E allora chi? Napolitano ha espresso l’auspicio che si tratti di una donna. Sarebbe magnifico, ma non vedo in giro nessuna personalità femminile abbastanza super partes e con abbastanza prestigio da imporsi come candidata di una larga fetta del Parlamento (mi scusi la mia vecchia amica Emma Bonino, in qualche modo una candidata naturale e che le qualità le avrebbe tutte,  ma temo appaia una scelta di parte, invisa tra l’altro ad una parte dell’opinione cattolica). A titolo completamente personale, e pensando al precedente di Ciampi, mi sembra che un candidato  potrebbe essere lo stesso Monti, però solo se il suo Governo arriva fino al termine naturale con successo e in armonia con i partiti che lo sostengono e con un grado alto di accettazione nell’opinione pubblica, cose tutte da verificare. Confesso che non ho capito il “passo falso” fatto dal Professore – di solito così prudente e modesto – nelle sue dichiarazioni dall’Asia sulla popolarità rispettiva del Governo e dei Partiti. Un caso, magari comprensibile, di hubris? Un velato avvertimento? Chissà. Per fortuna il Presidente del Consiglio ha subito corretto il tiro (pur evitando di smentirsi letteralmente) con la sua lettera al Corriere e le dichiarazioni successive.  È importante, non solo per  lui ma per il Paese, che in futuro l’armonia con le forse politiche il cui sostegno resta indispensabile, resti intatta e si rafforzi, reggendo – con il necessario buonsenso – alla difficile prova dell’art.18, sul quale è augurabile che nessuno, dico nessuno, faccia le barricate.

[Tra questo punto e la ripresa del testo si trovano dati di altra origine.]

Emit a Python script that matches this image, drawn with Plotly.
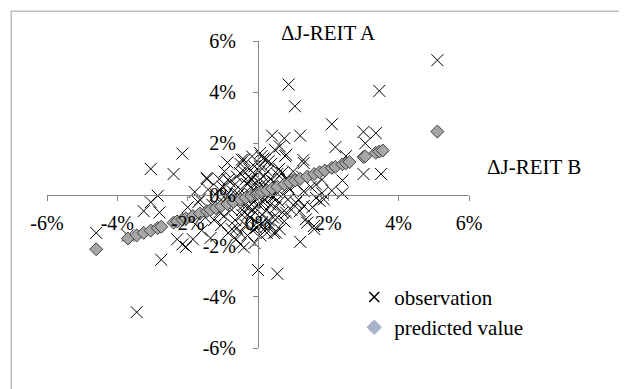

Insomma, a un anno di distanza dalla elezione del nuovo Capo dello Stato, nulla di sicuro e neppure di prevedibile con una certa dose di probabilità. Tutto dipenderà naturalmente dal tipo di maggioranza che uscirà dalle elezioni. Nel frattempo, Napolitano ha ancora un anno di mandato: un periodo non lunghissimo,, ma anche decisivo nelle attuali condizioni e durante il quale il Paese deve augurarsi che egli continui a svolgere con equilibrio ed efficacia le sue delicate e importantissime funzioni di arbitro di un sistema politico che solo per ora pare aver ritrovato la strada del buonsenso.